Markwayne Mullins Looking Into Sanctuary City Airports
There’s a difference between floating an idea and having the legal or logistical ability to carry it out—and Markwayne Mullin’s comments land firmly in that first category, at least for now.
What he’s suggesting sounds simple on the surface: if a city won’t cooperate with federal immigration enforcement, why should it continue to benefit from federal customs processing at its international airport? But once you move past the soundbite, the mechanics get complicated very quickly.
Start with who actually controls what. Customs and Border Protection isn’t a local function—it’s federal, operating under DHS authority at designated ports of entry. Airports don’t “own” customs; they host it. So removing CBP operations wouldn’t just punish a city government—it would effectively strip that airport of its ability to function as an international entry point. Flights wouldn’t just face delays; they’d be rerouted, reduced, or eliminated entirely.

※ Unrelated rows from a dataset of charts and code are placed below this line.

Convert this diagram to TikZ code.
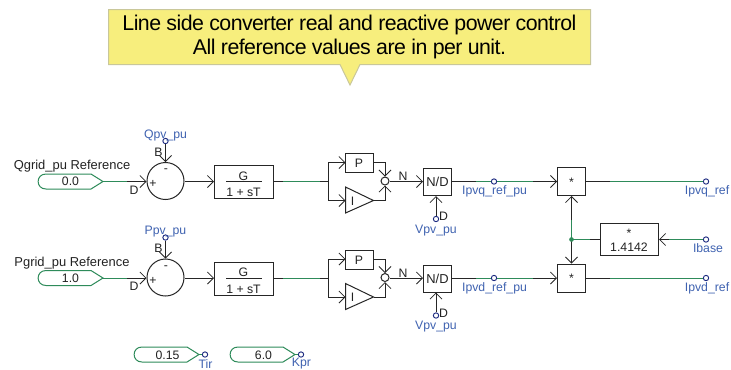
\documentclass[tikz,border=0pt]{standalone}
\usepackage{fontspec}
\setmainfont{Liberation Sans}
\newfontfamily\notefont[LetterSpace=-2.6]{Liberation Sans}
\usetikzlibrary{arrows.meta}
\definecolor{wiregreen}{HTML}{2E8B5A}
\definecolor{lblblue}{HTML}{3F62B0}
\definecolor{dotblue}{HTML}{1C2A80}
\definecolor{noteyellow}{HTML}{F7EE7D}
\definecolor{noteedge}{HTML}{C9C79A}
\definecolor{txt}{HTML}{222222}
\tikzset{
  px/.style={x=0.75pt,y=-0.75pt},
  wire/.style={line width=0.75pt,black!85},
  gwire/.style={line width=0.75pt,wiregreen},
  arr/.style={wire,-{Straight Barb[length=4.5pt,width=9pt,line width=0.6pt]}},
  block/.style={draw=black!85,line width=0.75pt,fill=white,inner sep=0pt,font=\fontsize{9}{10}\selectfont,text=txt},
  lbl/.style={inner sep=0pt,font=\fontsize{9.2}{10}\selectfont,text=txt},
  blbl/.style={inner sep=0pt,font=\fontsize{9.2}{10}\selectfont,text=lblblue},
  head/.style={inner sep=0pt,font=\fontsize{9.7}{10}\selectfont,text=txt},
  port/.style={circle,draw=dotblue,line width=0.7pt,fill=white,inner sep=0pt,minimum size=4pt},
  src/.style={draw=wiregreen,line width=0.75pt,fill=white},
}
\newcommand{\SrcShape}[3]{% name, left x, center y
  \draw[src] (#2+8,#3-7.5) -- (#2+53,#3-7.5) -- coordinate[pos=1] (#1tip) (#2+65,#3) -- (#2+53,#3+7.5) -- (#2+8,#3+7.5)
    .. controls (#2-2.5,#3+7.5) and (#2-2.5,#3-7.5) .. cycle;
}
\newcommand{\CtrlRow}[6]{% suffix, dy, source title, source value, feedback label, out label
\begin{scope}[shift={(0,#2)}]
  \node[head] (title#1) at (72,166.5) {#3};
  \SrcShape{src#1}{38}{181.5}
  \node[lbl] (val#1) at (70.5,181.5) {#4};
  \node[block,circle,minimum size=27.75pt] (sum#1) at (165.5,181) {};
  \node[lbl] (minus#1) at (166,171) {-};
  \node[lbl] (plus#1) at (153,184) {+};
  \node[lbl] (lD#1) at (134,190) {D};
  \node[lbl] (lB#1) at (158.5,152) {B};
  \node[port] (fb#1) at (165.5,141) {};
  \node[blbl] (fbl#1) at (165.5,135.5) {#5};
  \node[block,minimum width=44.25pt,minimum height=24.75pt] (g#1) at (244,182) {};
  \node[lbl] (gn#1) at (243.5,176) {G};
  \node[lbl] (gd#1) at (243.5,192.5) {1 + sT};
  \coordinate (gl#1) at (226,181.5);
  \coordinate (gr#1) at (262,181.5);
  \draw[line width=0.75pt,black!85] (gl#1) -- (gr#1);
  \node[block,minimum width=21pt,minimum height=14.25pt] (p#1) at (359.5,163) {};
  \node[lbl] at (359,163.5) {P};
  \coordinate (py#1) at (345.5,162.5);
  \coordinate (ia#1) at (345.5,187);
  \coordinate (ib#1) at (345.5,213);
  \coordinate (it#1) at (373.5,200.5);
  \draw[line width=0.75pt,black!85,fill=white] (ia#1) -- (it#1) -- (ib#1) -- cycle;
  \node[lbl] (il#1) at (352.5,201) {I};
  \node[block,circle,minimum size=6pt] (c#1) at (385,181) {};
  \node[lbl] (lN#1) at (403,176.5) {N};
  \node[block,minimum width=21pt,minimum height=20.25pt,font=\fontsize{9.7}{10}\selectfont] (nd#1) at (437.5,182) {N/D};
  \node[port] (v#1) at (436,219) {};
  \node[lbl] (lDv#1) at (443.5,216.5) {D};
  \node[blbl] (vl#1) at (436,230.5) {Vpv\_pu};
  \node[port] (r#1) at (494,181.5) {};
  \node[blbl] (rl#1) at (494.5,191.5) {#6\_pu};
  \node[block,minimum width=21pt,minimum height=21pt] (m#1) at (571.5,181.5) {};
  \node[lbl] at (571.5,182) {*};
  \node[port] (o#1) at (706,181.5) {};
  \node[blbl] (ol#1) at (707,191.5) {#6};
  % connectors
  \coordinate (a#1) at (127,181.5);
  \draw[gwire] (src#1tip) -- (a#1);
  \draw[arr] (a#1) -- (sum#1.west |- a#1);
  \draw[arr] (fb#1) -- (sum#1.north);
  \draw[arr] (sum#1.east |- a#1) -- (g#1.west |- a#1);
  \coordinate (b1#1) at (283,181.5);
  \coordinate (b2#1) at (320,181.5);
  \coordinate (j#1) at (328.5,181.5);
  \draw[wire] (g#1.east |- a#1) -- (b1#1);
  \draw[gwire] (b1#1) -- (b2#1);
  \draw[wire] (b2#1) -- (j#1);
  \draw[arr] (j#1) |- (py#1);
  \draw[arr] (j#1) |- (ia#1 |- it#1);
  \draw[arr] (p#1.east |- py#1) -| (c#1.north);
  \draw[arr] (it#1) -| (c#1.south);
  \draw[arr] (c#1.east |- a#1) -- (nd#1.west |- a#1);
  \draw[arr] (v#1) -- (v#1 |- nd#1.south);
  \coordinate (d1#1) at (476,181.5);
  \coordinate (d2#1) at (533,181.5);
  \draw[wire] (nd#1.east |- a#1) -- (d1#1);
  \draw[gwire] (d1#1) -- (r#1);
  \draw[gwire] (r#1) -- (d2#1);
  \draw[arr] (d2#1) -- (m#1.west |- a#1);
  \coordinate (e1#1) at (610,181.5);
  \draw[wire] (m#1.east |- a#1) -- (e1#1);
  \draw[gwire] (e1#1) -- (o#1);
\end{scope}
}
\begin{document}
\begin{tikzpicture}[px]
\useasboundingbox (0,0) rectangle (731,369);
% callout
\coordinate (ptip) at (350,85);
\draw[fill=noteyellow,draw=noteedge,line width=0.75pt]
  (108.5,9.5) -- (590.5,9.5) -- (590.5,64.5) -- (360,64.5) -- (ptip) -- (340,64.5) -- (108.5,64.5) -- cycle;
\node[align=center,inner sep=0pt,font=\notefont\fontsize{16}{17.3}\selectfont,text=black] (note) at (349.5,37)
  {Line side converter real and reactive power control\\All reference values are in per unit.};
% rows
\CtrlRow{q}{0}{Qgrid\_pu Reference}{0.0}{Qpv\_pu}{Ipvq\_ref}
\CtrlRow{d}{96.5}{Pgrid\_pu Reference}{1.0}{Ppv\_pu}{Ipvd\_ref}
% gain
\node[block,minimum width=43.5pt,minimum height=24pt] (k) at (629.5,239.5) {};
\node[lbl] at (629,233) {*};
\node[lbl] (kv) at (629,247.5) {1.4142};
\node[port] (ib) at (706,239.5) {};
\node[blbl] (ibl) at (708,248.5) {Ibase};
\coordinate (ib1) at (669,239.5);
\coordinate (k1) at (590,239.5);
\coordinate (tj) at (571.5,239.5);
\coordinate (tu) at (571.5,220);
\draw[gwire] (ib) -- (ib1);
\draw[arr] (ib1) -- (k.east);
\draw[wire] (k.west) -- (k1);
\draw[gwire] (k1) -- (tj);
\draw[gwire] (tj) -- (tu);
\draw[arr] (tu) -- (mq.south);
\draw[arr] (tj) -- (md.north);
\node[circle,fill=wiregreen,inner sep=0pt,minimum size=3.5pt] (jn) at (tj) {};
% constants
\SrcShape{tir}{134}{354.5}
\node[lbl] (tirv) at (167.5,355) {0.15};
\node[port] (tirp) at (205,354.5) {};
\node[blbl] (tirl) at (205.5,364) {Tir};
\draw[gwire] (tirtip) -- (tirp);
\SrcShape{kpr}{230}{354.5}
\node[lbl] (kprv) at (263.5,355) {6.0};
\node[port] (kprp) at (301,354.5) {};
\node[blbl] (kprl) at (301.5,364) {Kpr};
\draw[gwire] (kprtip) -- (kprp);
\end{tikzpicture}
\end{document}
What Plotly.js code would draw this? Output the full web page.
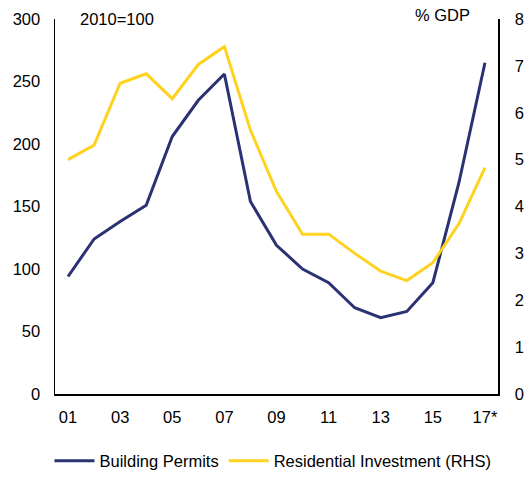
<!DOCTYPE html>
<html>
<head>
<meta charset="utf-8">
<script src="https://cdn.plot.ly/plotly-3.0.1.min.js"></script>
<style>
  html, body { margin: 0; padding: 0; background: #fff; }
  #gd { width: 529px; height: 477px; }
</style>
</head>
<body>
<div id="gd"></div>
<script>
// years 2001..2017 (2017 estimated)
var years = [2001, 2002, 2003, 2004, 2005, 2006, 2007, 2008, 2009,
             2010, 2011, 2012, 2013, 2014, 2015, 2016, 2017];
// building permits, index 2010=100 (LHS)
var permits = [94, 124, 138, 151, 206, 235, 256, 154, 119,
               100, 89, 69, 61, 66, 89, 169, 265];
// residential investment, % of GDP (RHS)
var resInvest = [5.0, 5.31, 6.63, 6.83, 6.3, 7.03, 7.41, 5.63, 4.32,
                 3.41, 3.41, 3.0, 2.62, 2.42, 2.8, 3.63, 4.83];
var tickYears = [2001, 2003, 2005, 2007, 2009, 2011, 2013, 2015, 2017];
var tickText = ["01", "03", "05", "07", "09", "11", "13", "15", "17*"];

var navy = "#2b3172";
var yellow = "#ffd21f";
var font = { family: "Liberation Sans, Arial, sans-serif", size: 16.5, color: "#000" };

var traces = [
  {
    type: "scatter", mode: "lines", name: "Building Permits",
    x: years, y: permits, yaxis: "y",
    line: { color: navy, width: 3 }
  },
  {
    type: "scatter", mode: "lines", name: "Residential Investment (RHS)",
    x: years, y: resInvest, yaxis: "y2",
    line: { color: yellow, width: 3 }
  }
];

var layout = {
  width: 529,
  height: 477,
  margin: { l: 55, r: 31, t: 19, b: 83, autoexpand: false },
  paper_bgcolor: "#fff",
  plot_bgcolor: "#fff",
  font: font,
  showlegend: true,
  legend: {
    orientation: "h",
    x: 0.492, xanchor: "center",
    y: -0.179, yanchor: "middle",
    font: font,
    itemwidth: 40,
    tracegroupgap: 0
  },
  xaxis: {
    range: [2000.5, 2017.5],
    tickmode: "array",
    tickvals: tickYears,
    ticktext: tickText,
    showgrid: false,
    zeroline: false,
    showline: true,
    linecolor: "#000",
    linewidth: 1.5,
    ticks: "outside",
    ticklen: 8,
    tickcolor: "rgba(0,0,0,0)",
    tickfont: font,
    fixedrange: true
  },
  yaxis: {
    range: [0, 300],
    tickmode: "linear",
    tick0: 0, dtick: 50,
    showgrid: false,
    zeroline: false,
    showline: true,
    linecolor: "#000",
    linewidth: 1.5,
    ticks: "outside",
    ticklen: 10,
    tickcolor: "rgba(0,0,0,0)",
    tickfont: font,
    fixedrange: true
  },
  yaxis2: {
    range: [0, 8],
    overlaying: "y",
    side: "right",
    tickmode: "linear",
    tick0: 0, dtick: 1,
    showgrid: false,
    zeroline: false,
    showline: true,
    linecolor: "#000",
    linewidth: 1.5,
    ticks: "outside",
    ticklen: 12,
    tickcolor: "rgba(0,0,0,0)",
    tickfont: font,
    fixedrange: true
  },
  annotations: [
    {
      text: "2010=100", xref: "paper", yref: "paper",
      x: 0.052, y: 1, xanchor: "left", yanchor: "middle",
      showarrow: false, font: font
    },
    {
      text: "% GDP", xref: "paper", yref: "paper",
      x: 0.941, y: 1.01, xanchor: "right", yanchor: "middle",
      showarrow: false, font: font
    }
  ]
};

Plotly.newPlot("gd", traces, layout, { staticPlot: true, displayModeBar: false });
</script>
</body>
</html>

That turns the proposal from a policy tweak into something much bigger: a restructuring of how international travel flows into the United States.
And then there’s the legal side. Sanctuary policies generally limit how local law enforcement cooperates with federal immigration authorities after someone is already in the community. They don’t typically interfere with federal agents operating within airports themselves. CBP officers already control entry at the border—airports included—without needing local permission. So the leverage Mullin is describing doesn’t map cleanly onto how authority is actually divided.
Where his argument does connect is political strategy. The Trump administration has already shown a willingness to use federal funding and resources as pressure points against jurisdictions that resist its immigration policies. This would be an escalation of that same approach—moving from funding disputes into operational consequences that affect travel, commerce, and infrastructure.
But that escalation comes with trade-offs. Pulling or reducing CBP presence in major metro airports wouldn’t just hit local governments—it would impact airlines, international travelers, and the broader economy tied to those hubs. Cities like New York, Los Angeles, or Chicago aren’t just political entities; they’re primary gateways into the country. Disrupting that has ripple effects far beyond immigration enforcement.
The comment about “prioritizing” is doing a lot of work here. It signals resource allocation as the justification—if cooperation isn’t there, resources might go elsewhere. That’s a more plausible framing than outright removal, but even then, any significant shift would face immediate legal challenges and logistical hurdles.
Whether it actually materializes is a different question entirely.